Ric Klaren ric.klaren at gmail.com
Mon Oct 2 03:37:43 PDT 2006


Hi,

On 10/2/06, Rukmal Fernando <rukmal_fernando at yahoo.com> wrote:
> I have removed it, and this seems to have rectified the problem. Thank you very much once again.

Great :)

> Out of curiosity, can anyone point out why a simple misplaced syntactic predicate could have such an impact, especially one that grew with the file size even when the number of lines parsed was fixed? (i.e.: in my case, the time the parser took to parse up to the first parser error @line 460 doubled for every 1000 lines in the source file).

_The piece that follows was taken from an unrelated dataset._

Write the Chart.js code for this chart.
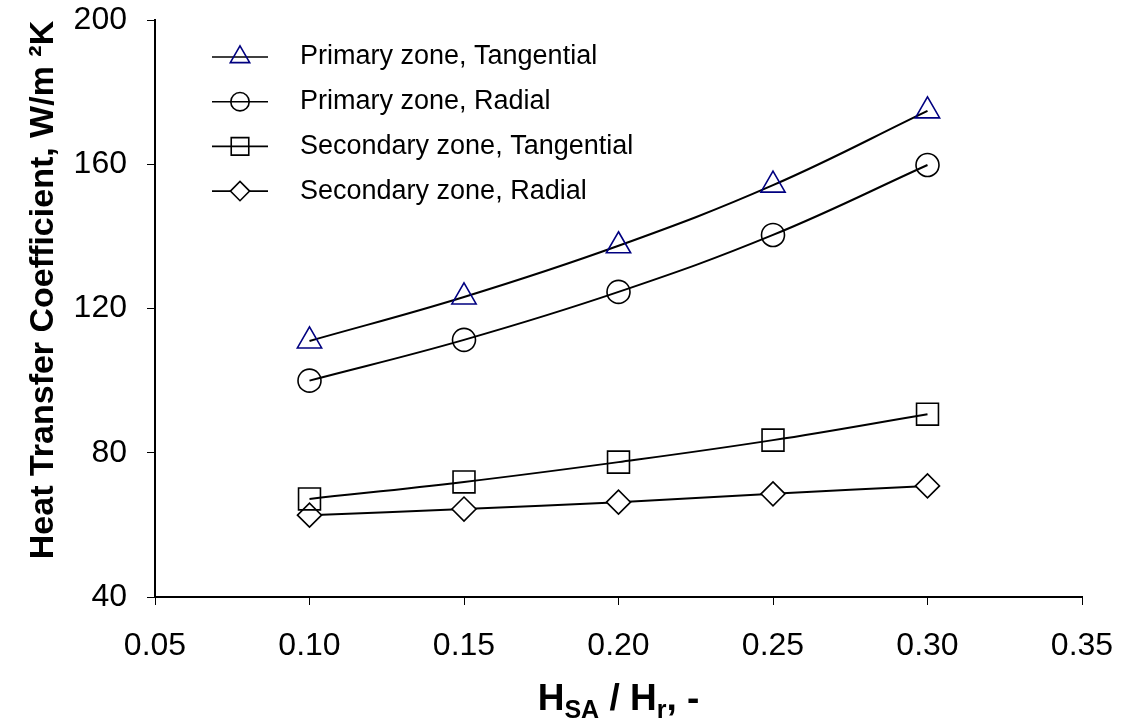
<!DOCTYPE html>
<html>
<head>
<meta charset="utf-8">
<script src="https://cdn.jsdelivr.net/npm/chart.js@4"></script>
<style>
  html, body { margin: 0; padding: 0; background: #fff; }
  #wrap { width: 1125px; height: 727px; }
</style>
</head>
<body>
<div id="wrap"><canvas id="c" width="1125" height="727"></canvas></div>
<script>
const ratio = [0.10, 0.15, 0.20, 0.25, 0.30];
const primaryTangential = [111, 123.2, 137.4, 154.2, 174.8];
const primaryRadial = [100, 111.3, 124.6, 140.4, 159.8];
const secondaryTangential = [67.2, 71.9, 77.4, 83.5, 90.7];
const secondaryRadial = [62.7, 64.4, 66.3, 68.6, 70.8];
const seriesNames = [
  "Primary zone, Tangential",
  "Primary zone, Radial",
  "Secondary zone, Tangential",
  "Secondary zone, Radial",
];

const FONT = "Arial, 'Liberation Sans', Helvetica, sans-serif";

const toPts = (ys) => ratio.map((x, i) => ({ x: x, y: ys[i] }));

const mk = (label, ys, style, radius, markerColor, fill) => ({
  label: label,
  data: toPts(ys),
  borderColor: "#000",
  borderWidth: 2,
  tension: 0.4,
  pointStyle: style,
  pointRadius: radius,
  pointBorderColor: markerColor,
  pointBackgroundColor: fill,
  pointBorderWidth: 1.6,
});

// legend with a line through the marker, and the axis titles
const extras = {
  id: "extras",
  afterDraw(chart) {
    const ctx = chart.ctx;
    const area = chart.chartArea;
    ctx.save();

    // legend
    chart.data.datasets.forEach((ds, i) => {
      const y = 57 + i * 44.7;
      ctx.strokeStyle = "#000";
      ctx.lineWidth = 1.6;
      ctx.beginPath();
      ctx.moveTo(212, y);
      ctx.lineTo(268, y);
      ctx.stroke();
      ctx.strokeStyle = ds.pointBorderColor;
      ctx.fillStyle = ds.pointBackgroundColor;
      ctx.lineWidth = ds.pointBorderWidth;
      Chart.helpers.drawPoint(ctx, {
        pointStyle: ds.pointStyle,
        radius: ds.pointRadius * 0.8,
        rotation: 0,
        borderWidth: ds.pointBorderWidth,
      }, 240, y);
      ctx.fillStyle = "#000";
      ctx.font = "27px " + FONT;
      ctx.textAlign = "left";
      ctx.textBaseline = "middle";
      ctx.fillText(ds.label, 300, y);
    });

    // y title
    ctx.fillStyle = "#000";
    ctx.save();
    ctx.translate(44, 290);
    ctx.rotate(-Math.PI / 2);
    ctx.font = "bold 34px " + FONT;
    ctx.textAlign = "center";
    ctx.textBaseline = "middle";
    ctx.fillText("Heat Transfer Coefficient, W/m \u00B2K", 0, 0);
    ctx.restore();

    // x title with subscripts
    const parts = [
      ["H", 0, 37], ["SA", 8, 25], [" / H", 0, 37], ["r", 8, 25], [", -", 0, 37],
    ];
    let w = 0;
    parts.forEach((p) => {
      ctx.font = "bold " + p[2] + "px " + FONT;
      w += ctx.measureText(p[0]).width;
    });
    let x = (area.left + area.right) / 2 - w / 2;
    const base = 710;
    ctx.textAlign = "left";
    ctx.textBaseline = "alphabetic";
    parts.forEach((p) => {
      ctx.font = "bold " + p[2] + "px " + FONT;
      ctx.fillText(p[0], x, base + p[1]);
      x += ctx.measureText(p[0]).width;
    });
    ctx.restore();
  },
};

const noPad = (scale) => {
  scale.paddingTop = 0;
  scale.paddingBottom = 0;
  scale.paddingLeft = 0;
  scale.paddingRight = 0;
};

new Chart(document.getElementById("c"), {
  type: "line",
  data: {
    datasets: [
      mk(seriesNames[0], primaryTangential, "triangle", 14, "#000080", "rgba(0,0,0,0)"),
      mk(seriesNames[1], primaryRadial, "circle", 11.5, "#000", "rgba(0,0,0,0)"),
      mk(seriesNames[2], secondaryTangential, "rect", 15.5, "#000", "rgba(0,0,0,0)"),
      mk(seriesNames[3], secondaryRadial, "rectRot", 12, "#000", "#fff"),
    ],
  },
  plugins: [extras],
  options: {
    responsive: false,
    animation: false,
    events: [],
    layout: { autoPadding: false, padding: { top: 20, right: 43, left: 0, bottom: 0 } },
    plugins: {
      legend: { display: false },
      tooltip: { enabled: false },
    },
    scales: {
      x: {
        type: "linear",
        min: 0.05,
        max: 0.35,
        afterFit(scale) { scale.height = 130; noPad(scale); },
        ticks: {
          stepSize: 0.05,
          color: "#000",
          font: { size: 32, family: FONT },
          padding: 22,
          callback: (v) => v.toFixed(2),
        },
        grid: { drawOnChartArea: false, drawTicks: true, tickLength: 8, tickColor: "#000", tickWidth: 1 },
        border: { color: "#000", width: 2 },
      },
      y: {
        min: 40,
        max: 200,
        afterFit(scale) { scale.width = 155; noPad(scale); },
        ticks: {
          stepSize: 40,
          color: "#000",
          font: { size: 32, family: FONT },
          padding: 20,
        },
        grid: { drawOnChartArea: false, drawTicks: true, tickLength: 8, tickColor: "#000", tickWidth: 1 },
        border: { color: "#000", width: 2 },
      },
    },
  },
});
</script>
</body>
</html>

A syntactic predicate let's ANTLR run in trial and error mode. E.g.
when it get's to the point that it needs to evaluate the predicate it
turns on the so called guessing mode. From this point on antlr tries
to evaluate a parse run of the predicate (with actions turned off) if
this fails parsing continues at the next alternative (or an error is
thrown). So in the best case ANTLR will look at the input twice to
parse it (once to evaluate the predicate, and once to really parse it
(but now including actions)). Worst case it will completely explode in
your face and look a gazillion times at eacht token before deciding
one alternative.. and then merrily continue with the next...

If you want to get a feel for this just make an example grammar and
look at the generated code.

Syntactic predicates are really nice to get something going. After you
got it going you should really carefully look at removing them as much
as possible. There's a trade-off in readability of the grammar (left
factoring often does not improve readability) and speed there.